There's always a choice. Suppose your ISP started charging you $10,000 per month for the service you have now? Would you pay it? Could you? No, you'd probably just go without home service, or rely on your cellular data plan, or get dialup, or just take an internet sabbatical until the ISP cleaned up their act.
For some people, their tolerance for bullshit is less than others. For those people, perhaps charging a dollar extra for YouTube access is enough. It only takes a fairly small percentage of customers to put a lot of pressure on service providers. Monopoly or not.
That's a poor way of trying to weasel out of the actual definition of monopoly, which is defined as "a company or group having exclusive control over a commodity or service"[0].

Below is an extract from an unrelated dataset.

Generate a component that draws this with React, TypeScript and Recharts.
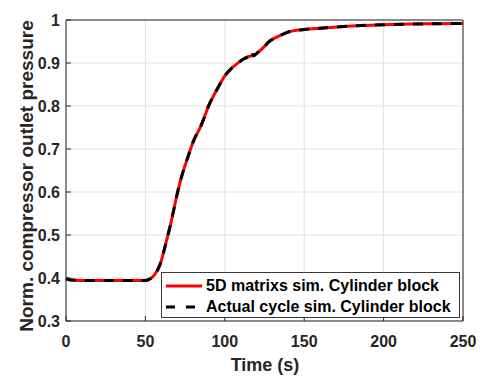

What you're describing is a substitute good. When the "choice" is to not purchase said product/service and look to alternatives, you're literally describing the effect of a monopoly.
I'm not trying to weasel out of anything. Of course they're monopolies.
My point is simply that a monopoly isn't some sort of God-emperor who can do anything without consequence. Even monopolies have to bow to customer pressure, they're just less sensitive to it than companies in more competitive industries. Supply and demand applies to monopolies, too, that's why their prices might be higher than they would be in a competitive environment, but their prices aren't infinite. "Going without" is always a choice, even if there are no competitors.
We're talking about reasonably priced broadband services, no need to be pedantic or literal.
You can always put money on the lottery several times, win, buy your own satellite and have your own DTH service. Or kill yourself, so that you no longer need internet.
So no, there isn't always a choice in broadband service. And most times, there isn't a choice at all.